Students petition removal of prom dress approval system

- Some students from Archbishop Ryan are upset over a dress code for their prom. It requires girls to get approval from the school's administration for the outfit they want to wear to the dance.

Gabriella Stocklin is like many seniors at Archbishop Ryan High School who say a prom dress approval system set up by the administration goes too far.  Girls have been told to e-mail administrators pictures of their dresses for a 'yes' or 'no' decision.

Gabriella says her dress picture was approved, but she disapproves of the process altogether. 

"I don't like that we have to send pictures in especially because every girl loves their dress," said Gabriella. "Once you send the picture in you still have to wait for approval and that dress could be gone."

We scrolled through the Archbishop Ryan dress guidelines which say dresses cannot be cut below the bust line, showing stomach and that backless dresses cannot be cut below the natural waist.

Juniors and seniors responded with this petition on, calling the policy sexist and saying it doesn't account for different body types, among other grievances.

"I think that girls should be allowed to at least show on the sides a little bit, not like the whole entire stomach," said Gabriella. "It's not like we're walking in like belly dancers."

The Archbishop Ryan boys don't like it either.

"It's sorta disrespectful towards us because we can't control ourselves around women that they have to be so covered up so we can control ourselves," said senior Antonio Mendez. 

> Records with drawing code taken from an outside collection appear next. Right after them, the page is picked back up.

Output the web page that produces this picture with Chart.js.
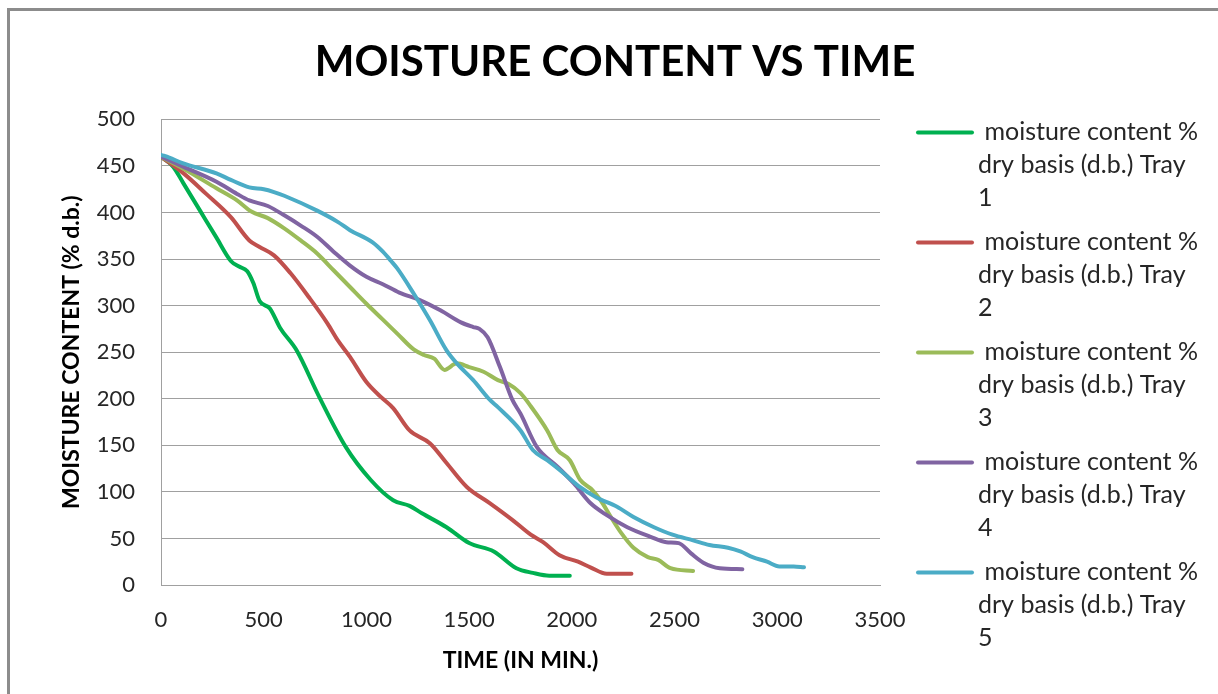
<!DOCTYPE html>
<html>
<head>
<meta charset="utf-8">
<title>Moisture content vs time</title>
<script src="https://cdn.jsdelivr.net/npm/chart.js@4.4.1/dist/chart.umd.min.js"></script>
<style>
    html, body { margin: 0; padding: 0; background: #fff; }
    #wrap { position: relative; width: 1218px; height: 694px; overflow: hidden; }
    #frame { position: absolute; left: 7px; top: 8px; width: 1300px; height: 800px;
             border-left: 3px solid #8c8c8c; border-top: 3px solid #8c8c8c; }
    #moistureChart { position: absolute; left: 0; top: 0; }
</style>
</head>
<body>
<div id="wrap">
    <div id="frame"></div>
    <canvas id="moistureChart" width="1218" height="694"></canvas>
</div>
<script>
// Drying time (min) and moisture content (% d.b.) per tray
const tray1Time = [0, 60, 110, 190, 270, 340, 380, 420, 450, 480, 530, 580, 660, 770, 900, 1020, 1130, 1210, 1270, 1390, 1500, 1620, 1730, 1810, 1890, 1990];
const tray1MC   = [460, 449, 431, 402, 373, 348, 342, 337, 324, 305, 297, 276, 252, 202, 148, 113, 91, 85, 77, 62, 45, 36, 18, 13, 10, 10];

const tray2Time = [0, 110, 220, 340, 430, 480, 550, 630, 720, 810, 860, 920, 1000, 1070, 1130, 1210, 1310, 1390, 1490, 1600, 1710, 1800, 1860, 1940, 2030, 2090, 2170, 2290];
const tray2MC   = [460, 442, 420, 395, 370, 363, 354, 335, 309, 281, 263, 245, 218, 202, 190, 166, 152, 131, 105, 88, 70, 54, 46, 32, 25, 19, 12, 12];

const tray3Time = [0, 110, 270, 370, 440, 520, 600, 680, 760, 840, 920, 1000, 1080, 1150, 1230, 1280, 1330, 1380, 1440, 1500, 1570, 1640, 1690, 1750, 1800, 1880, 1930, 1990, 2040, 2100, 2140, 2190, 2240, 2300, 2370, 2420, 2480, 2590];
const tray3MC   = [460, 447, 426, 413, 401, 394, 383, 370, 356, 338, 320, 302, 285, 270, 253, 247, 243, 231, 238, 234, 229, 220, 216, 206, 192, 166, 145, 134, 113, 102, 91, 73, 56, 40, 30, 27, 18, 15];

const tray4Time = [0, 110, 270, 370, 430, 520, 600, 680, 760, 840, 920, 1000, 1080, 1160, 1260, 1360, 1460, 1520, 1550, 1590, 1650, 1710, 1750, 1830, 1930, 2010, 2090, 2170, 2270, 2380, 2460, 2520, 2580, 2640, 2720, 2830];
const tray4MC   = [460, 449, 433, 420, 413, 407, 397, 386, 374, 358, 343, 331, 323, 314, 306, 295, 282, 277, 275, 266, 234, 199, 184, 148, 127, 109, 88, 75, 62, 52, 46, 45, 34, 24, 18, 17];

const tray5Time = [0, 40, 105, 270, 340, 430, 500, 550, 600, 760, 860, 920, 1030, 1080, 1120, 1150, 1230, 1310, 1390, 1440, 1520, 1600, 1640, 1750, 1810, 1880, 1960, 2040, 2120, 2220, 2300, 2400, 2490, 2590, 2670, 2760, 2820, 2880, 2950, 3010, 3080, 3130];
const tray5MC   = [462, 459, 453, 442, 435, 427, 425, 422, 418, 402, 390, 381, 368, 358, 348, 340, 313, 284, 252, 238, 220, 199, 191, 166, 145, 134, 120, 105, 94, 84, 73, 62, 54, 48, 43, 40, 36, 30, 25, 20, 20, 19];

const seriesNames = [
    'moisture content % dry basis (d.b.) Tray 1',
    'moisture content % dry basis (d.b.) Tray 2',
    'moisture content % dry basis (d.b.) Tray 3',
    'moisture content % dry basis (d.b.) Tray 4',
    'moisture content % dry basis (d.b.) Tray 5'
];
const seriesColors = ['#00b050', '#c0504d', '#9bbb59', '#8064a2', '#4bacc6'];

const xTicks = [0, 500, 1000, 1500, 2000, 2500, 3000, 3500];
const yTicks = [0, 50, 100, 150, 200, 250, 300, 350, 400, 450, 500];

const FONT = 'Lato, "Open Sans", sans-serif';
const GRID = '#a0a0a0';

const allTimes = [tray1Time, tray2Time, tray3Time, tray4Time, tray5Time];
const allMC = [tray1MC, tray2MC, tray3MC, tray4MC, tray5MC];

const datasets = seriesNames.map((name, i) => ({
    label: name,
    data: allTimes[i].map((t, k) => ({ x: t, y: allMC[i][k] })),
    borderColor: seriesColors[i],
    backgroundColor: seriesColors[i],
    borderWidth: 4,
    borderCapStyle: 'round',
    borderJoinStyle: 'round',
    pointRadius: 0,
    cubicInterpolationMode: 'monotone',
    fill: false,
    order: seriesNames.length - i   // last tray on top
}));

// breaks a label after the "%" and after "Tray"
function legendLines(label) {
    const m = label.match(/^(.*%) (.*Tray) (.*)$/);
    return m ? [' ' + m[1], m[2], m[3]] : [label];
}

// legend on the right, labels wrapped over several lines
const trayLegend = {
    id: 'trayLegend',
    beforeInit(chart) {
        const box = {
            position: 'right', weight: 100, fullSize: false, options: {},
            left: 0, top: 0, right: 0, bottom: 0, width: 0, height: 0,
            isHorizontal() { return false; },
            update(maxWidth, maxHeight) {
                this.width = 338;
                this.height = maxHeight;
            },
            draw() {
                const ctx = chart.ctx;
                const lineStep = 33;
                ctx.save();
                ctx.font = '25px ' + FONT;
                ctx.textBaseline = 'middle';
                ctx.textAlign = 'left';
                let y = chart.chartArea.top + 13;
                chart.data.datasets.forEach(ds => {
                    ctx.strokeStyle = ds.borderColor;
                    ctx.lineWidth = 4;
                    ctx.lineCap = 'round';
                    ctx.beginPath();
                    ctx.moveTo(this.left + 38, y);
                    ctx.lineTo(this.left + 92, y);
                    ctx.stroke();
                    ctx.fillStyle = '#262626';
                    const lines = legendLines(ds.label);
                    lines.forEach((ln, k) => ctx.fillText(ln, this.left + 98, y + k * lineStep));
                    y += lines.length * lineStep + 11;
                });
                ctx.restore();
            }
        };
        Chart.layouts.addBox(chart, box);
    }
};

new Chart(document.getElementById('moistureChart'), {
    type: 'line',
    data: { datasets: datasets },
    plugins: [trayLegend],
    options: {
        responsive: false,
        animation: false,
        events: [],
        layout: { padding: { left: 12, top: 0, right: 0, bottom: 0 } },
        plugins: {
            legend: { display: false },
            tooltip: { enabled: false },
            title: {
                display: true,
                text: 'MOISTURE CONTENT VS TIME',
                color: '#000',
                font: { family: FONT, size: 42, weight: 'bold' },
                padding: { top: 37, bottom: 32 }
            }
        },
        scales: {
            x: {
                type: 'linear',
                min: 0,
                max: 3500,
                afterBuildTicks: scale => { scale.ticks = xTicks.map(v => ({ value: v })); },
                afterFit: scale => { scale.height = 109; },
                ticks: {
                    color: '#262626',
                    padding: 22,
                    maxRotation: 0,
                    font: { family: FONT, size: 22 },
                    callback: v => String(v)
                },
                grid: { display: false, drawTicks: false },
                border: { display: true, color: GRID, width: 1 },
                title: {
                    display: true,
                    text: 'TIME (IN MIN.)',
                    color: '#000',
                    font: { family: FONT, size: 23, weight: 'bold' },
                    padding: { top: 0, bottom: 20 }
                }
            },
            y: {
                min: 0,
                max: 500,
                afterBuildTicks: scale => { scale.ticks = yTicks.map(v => ({ value: v })); },
                afterFit: scale => { scale.width = 149; },
                ticks: {
                    color: '#262626',
                    padding: 26,
                    font: { family: FONT, size: 22 },
                    callback: v => String(v)
                },
                grid: { color: GRID, lineWidth: 1, drawTicks: false },
                border: { display: true, color: GRID, width: 1 },
                title: {
                    display: true,
                    text: 'MOISTURE CONTENT (% d.b.)',
                    color: '#000',
                    font: { family: FONT, size: 23, weight: 'bold' },
                    padding: { top: 46, bottom: 0 }
                }
            }
        }
    }
});
</script>
</body>
</html>
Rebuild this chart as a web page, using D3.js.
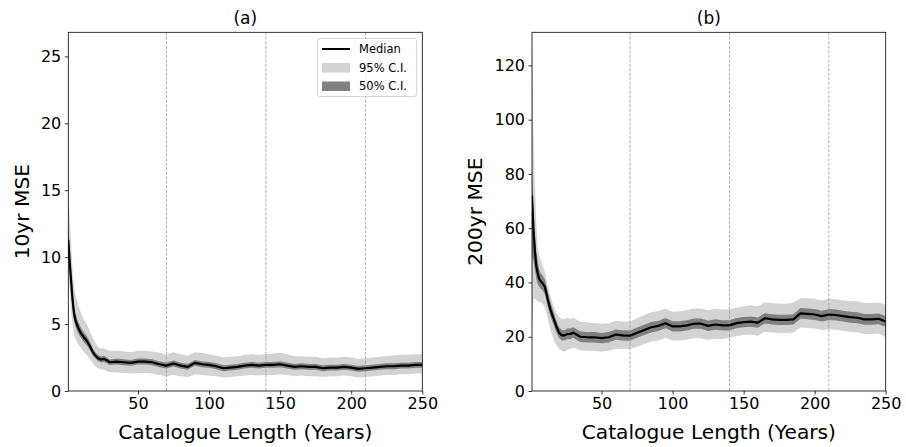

The Archdioceses of Philadelphia released a statement defending the dress code. It says in part:

"As our high schools are Catholic, they seek to engender holistic Christian formation of young men and women spiritually, academically, and socially. The intention of the policy is to ensure modesty in dress at this social function, which is school sponsored."

Despite the petition, some students don't mind the rules.

"I don't mind the policy. My dress actually got approved so I don't really have a problem with the policy," said senior Halana Geinnotta student.